In der Regierung herrscht eine Arbeitsteilung: Meloni ist zuständig fürs Internationale, für die Aussensicht. Sie soll der Partei und der Regierung ein positives, integres, solides Image verpassen. Und im Hintergrund werkeln einige ewiggestrige Postfaschisten und wollen ihre rechtspopulistische Agenda Schritt für Schritt verwirklichen.
Doch hat sich die im Postfaschismus sozialisierte Meloni wirklich geändert? Ist sie wirklich realistisch, pragmatisch geworden? Oder ist alles nur Fassade?
«Patriotische Alternative»
Vor den spanischen Wahlen am vergangenen Sonntag hatte Meloni eine Grussbotschaft an die Vox-Partei gesandt. Sie wünsche den Rechtsextremen «viel Glück». Ein Erfolg bei den Wahlen würde «einen Wandel in der europäischen Politik einleiten», sagt sie. Es sei von «entscheidender Bedeutung, dass eine konservative, patriotische Alternative geschaffen wird».
Wie kann man der rechtsextremen spanischen Vox alles Gute wünschen – einer Partei, die Gesetze abschaffen will, welche Frauen vor Gewalt schützen sollen? Einer Partei, die den Klimawandel leugnet, die Schwule hasst, gleichgeschlechtliche Ehen abschaffen und Immigranten massenweise ausschaffen will? Die Mauern gegen Flüchtlinge bauen will? Einer Partei, die die EU ein Monster nennt. Wie passt das mit Melonis angeblich pro-europäischer Haltung zusammen? Ist sie ein Januskopf? Tanzt sie in Brüssel auf, umarmt sie Ursula von der Leyen, EU-Ratspräsident Charles Michel und all die anderen Europäer, um an die Brüsseler Milliarden zu kommen – aber ist sie im Grunde nicht genauso europakritisch wie ihr Freund Orbán?
«Auf dem richtigen Weg»
Was heisst das, «einen Wandel in der europäischen Politik einleiten»? Oder: «Eine konservative, patriotische Alternative schaffen»? Konkret heisst das doch, dass sie zusammen mit den rechtspopulistischen Parteien, der AfD, Marine Le Pens «Rassemblement» und all den anderen Rechtsaussen-Parteien eine Front gegen das jetzige Europa bilden will.
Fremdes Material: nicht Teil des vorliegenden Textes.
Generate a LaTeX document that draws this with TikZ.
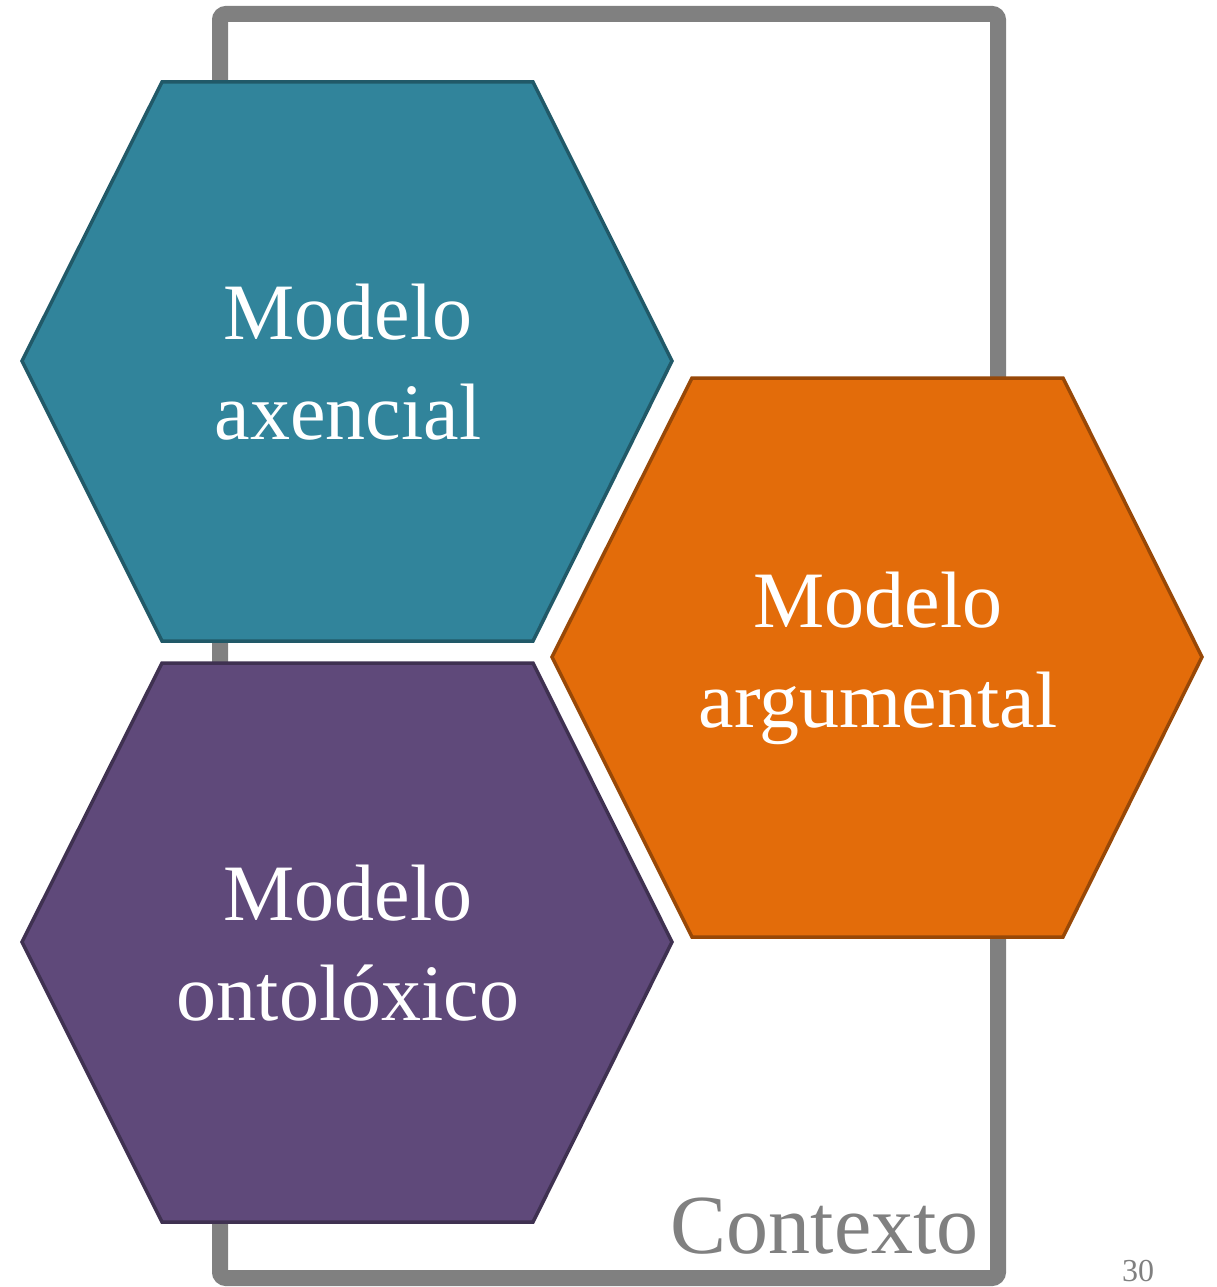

Es heisst ferner, dass sie ausgeprägt rechtsgerichtete, rechtspopulistische, illiberale Postulate verwirklichen will.
Nach der Niederlage von Vox am vergangenen Sonntag hat Meloni nach Angaben der italienischen Nachrichtenagentur Ansa mit Vox-Chef Santiago Abascal telefoniert. Das Gespräch sei «sehr herzlich» gewesen. Laut nicht bestätigten italienischen Quellen soll Meloni den Vox-Chef getröstet und ihm gesagt haben, in der Politik gebe es eben ab und zu Rückschläge. Aber Vox sei auf dem richtigen Weg.
Vielleicht hat sich Meloni eben doch nicht so sehr vom Postfaschismus distanziert. Vielleicht hat sie mit ihrer Grussbotschaft an die unappetitliche spanische Vox ihre Maske fallen lassen. Vielleicht ist sie eben doch die Wölfin im Schafspelz.
Oder wird sie von ihrer postfaschistischen Entourage dazu gezwungen?